● Dataset extract:
════════════════════

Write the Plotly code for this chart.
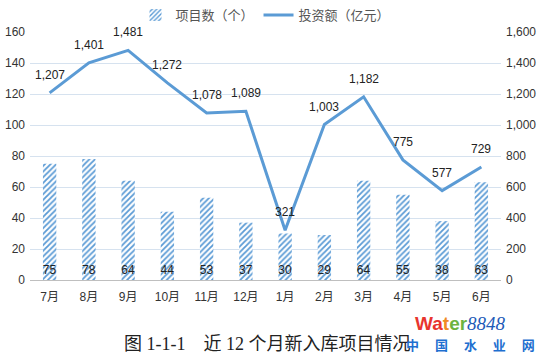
import plotly.graph_objects as go

months = ["7月", "8月", "9月", "10月", "11月", "12月", "1月", "2月", "3月", "4月", "5月", "6月"]
projects = [75, 78, 64, 44, 53, 37, 30, 29, 64, 55, 38, 63]
invest = [1207, 1401, 1481, 1272, 1078, 1089, 321, 1003, 1182, 775, 577, 729]
left_ticks = [0, 20, 40, 60, 80, 100, 120, 140, 160]
right_ticks = [0, 200, 400, 600, 800, 1000, 1200, 1400, 1600]

blue = "#5B9BD5"
font_fam = "Liberation Sans, Noto Sans CJK SC"

fig = go.Figure()
fig.add_trace(go.Bar(
    x=months, y=projects, name="项目数（个）",
    marker=dict(color="white", line=dict(width=0),
                pattern=dict(shape="/", fgcolor=blue, bgcolor="white", size=4, solidity=0.45)),
    text=[str(v) for v in projects], textposition="inside", insidetextanchor="start",
    constraintext="none",
    textfont=dict(size=12, color="#222222", family=font_fam),
    textangle=0, cliponaxis=False,
))
fig.add_trace(go.Scatter(
    x=months, y=invest, name="投资额（亿元）", yaxis="y2", mode="lines",
    line=dict(color=blue, width=3),
    cliponaxis=False,
))
for m, v in zip(months, invest):
    fig.add_annotation(x=m, y=v, xref="x", yref="y2", text=f"{v:,}", showarrow=False,
                       yshift=18, font=dict(size=12, color="#222222", family=font_fam))

fig.update_layout(
    template="none",
    width=539, height=357,
    margin=dict(l=30, r=38, t=32, b=77),
    paper_bgcolor="white", plot_bgcolor="white",
    font=dict(family=font_fam, size=12, color="#333333"),
    bargap=0.66,
    showlegend=True,
    legend=dict(orientation="h", x=0.5, xanchor="center", y=1.0, yanchor="top",
                yref="container", font=dict(size=13, color="#555555"), bgcolor="rgba(0,0,0,0)",
                itemwidth=30),
    xaxis=dict(showline=False, ticks="", showgrid=False, automargin=False,
               tickfont=dict(size=12, color="#333333"), ticklabelstandoff=8),
    yaxis=dict(range=[0, 160], tickvals=left_ticks, showgrid=True, gridcolor="#D6E2EF",
               zeroline=True, zerolinecolor="#BFBFBF", zerolinewidth=1, automargin=False,
               showline=False, tickfont=dict(size=12, color="#333333"), ticks="", ticklabelstandoff=4),
    yaxis2=dict(range=[0, 1600], tickvals=right_ticks, overlaying="y", side="right",
                showgrid=False, zeroline=False, tickformat=",d", automargin=False,
                showline=False, ticks="",
                tickfont=dict(size=12, color="#333333"), ticklabelstandoff=4),
)

fig.add_annotation(
    text="图 1-1-1　近 12 个月新入库项目情况", xref="paper", yref="paper",
    x=0.505, y=-0.21, xanchor="center", yanchor="top", showarrow=False,
    font=dict(family="Liberation Serif, Noto Sans CJK SC", size=18, color="#222222"),
)
fig.add_annotation(
    text="<b><span style='color:#E8352E'>Wa</span><span style='color:#F08A24'>t</span><span style='color:#6DB33F'>er</span></b><i><span style='color:#1E5BB8;font-family:Liberation Serif'>8848</span></i>",
    xref="paper", yref="paper", x=0.915, y=-0.125, xanchor="center", yanchor="top",
    showarrow=False, font=dict(family="Liberation Sans", size=19),
)
fig.add_annotation(
    text="<b>中 　国 　水 　业 　网</b>", xref="paper", yref="paper", x=0.935, y=-0.215,
    xanchor="center", yanchor="top", showarrow=False,
    font=dict(family="Noto Sans CJK SC", size=13, color="#1E6FD0"),
)

fig.write_html("out.html", config={"displayModeBar": False},
               post_script="document.body.style.margin='0';document.body.style.padding='0';")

════════════════════

● Your instructions:
Copy the listing over exactly, skipping the pictures it holds.

● Solution to this task:
Write the Plotly code for this chart.
import plotly.graph_objects as go

months = ["7月", "8月", "9月", "10月", "11月", "12月", "1月", "2月", "3月", "4月", "5月", "6月"]
projects = [75, 78, 64, 44, 53, 37, 30, 29, 64, 55, 38, 63]
invest = [1207, 1401, 1481, 1272, 1078, 1089, 321, 1003, 1182, 775, 577, 729]
left_ticks = [0, 20, 40, 60, 80, 100, 120, 140, 160]
right_ticks = [0, 200, 400, 600, 800, 1000, 1200, 1400, 1600]

blue = "#5B9BD5"
font_fam = "Liberation Sans, Noto Sans CJK SC"

fig = go.Figure()
fig.add_trace(go.Bar(
    x=months, y=projects, name="项目数（个）",
    marker=dict(color="white", line=dict(width=0),
                pattern=dict(shape="/", fgcolor=blue, bgcolor="white", size=4, solidity=0.45)),
    text=[str(v) for v in projects], textposition="inside", insidetextanchor="start",
    constraintext="none",
    textfont=dict(size=12, color="#222222", family=font_fam),
    textangle=0, cliponaxis=False,
))
fig.add_trace(go.Scatter(
    x=months, y=invest, name="投资额（亿元）", yaxis="y2", mode="lines",
    line=dict(color=blue, width=3),
    cliponaxis=False,
))
for m, v in zip(months, invest):
    fig.add_annotation(x=m, y=v, xref="x", yref="y2", text=f"{v:,}", showarrow=False,
                       yshift=18, font=dict(size=12, color="#222222", family=font_fam))

fig.update_layout(
    template="none",
    width=539, height=357,
    margin=dict(l=30, r=38, t=32, b=77),
    paper_bgcolor="white", plot_bgcolor="white",
    font=dict(family=font_fam, size=12, color="#333333"),
    bargap=0.66,
    showlegend=True,
    legend=dict(orientation="h", x=0.5, xanchor="center", y=1.0, yanchor="top",
                yref="container", font=dict(size=13, color="#555555"), bgcolor="rgba(0,0,0,0)",
                itemwidth=30),
    xaxis=dict(showline=False, ticks="", showgrid=False, automargin=False,
               tickfont=dict(size=12, color="#333333"), ticklabelstandoff=8),
    yaxis=dict(range=[0, 160], tickvals=left_ticks, showgrid=True, gridcolor="#D6E2EF",
               zeroline=True, zerolinecolor="#BFBFBF", zerolinewidth=1, automargin=False,
               showline=False, tickfont=dict(size=12, color="#333333"), ticks="", ticklabelstandoff=4),
    yaxis2=dict(range=[0, 1600], tickvals=right_ticks, overlaying="y", side="right",
                showgrid=False, zeroline=False, tickformat=",d", automargin=False,
                showline=False, ticks="",
                tickfont=dict(size=12, color="#333333"), ticklabelstandoff=4),
)

fig.add_annotation(
    text="图 1-1-1　近 12 个月新入库项目情况", xref="paper", yref="paper",
    x=0.505, y=-0.21, xanchor="center", yanchor="top", showarrow=False,
    font=dict(family="Liberation Serif, Noto Sans CJK SC", size=18, color="#222222"),
)
fig.add_annotation(
    text="<b><span style='color:#E8352E'>Wa</span><span style='color:#F08A24'>t</span><span style='color:#6DB33F'>er</span></b><i><span style='color:#1E5BB8;font-family:Liberation Serif'>8848</span></i>",
    xref="paper", yref="paper", x=0.915, y=-0.125, xanchor="center", yanchor="top",
    showarrow=False, font=dict(family="Liberation Sans", size=19),
)
fig.add_annotation(
    text="<b>中 　国 　水 　业 　网</b>", xref="paper", yref="paper", x=0.935, y=-0.215,
    xanchor="center", yanchor="top", showarrow=False,
    font=dict(family="Noto Sans CJK SC", size=13, color="#1E6FD0"),
)

fig.write_html("out.html", config={"displayModeBar": False},
               post_script="document.body.style.margin='0';document.body.style.padding='0';")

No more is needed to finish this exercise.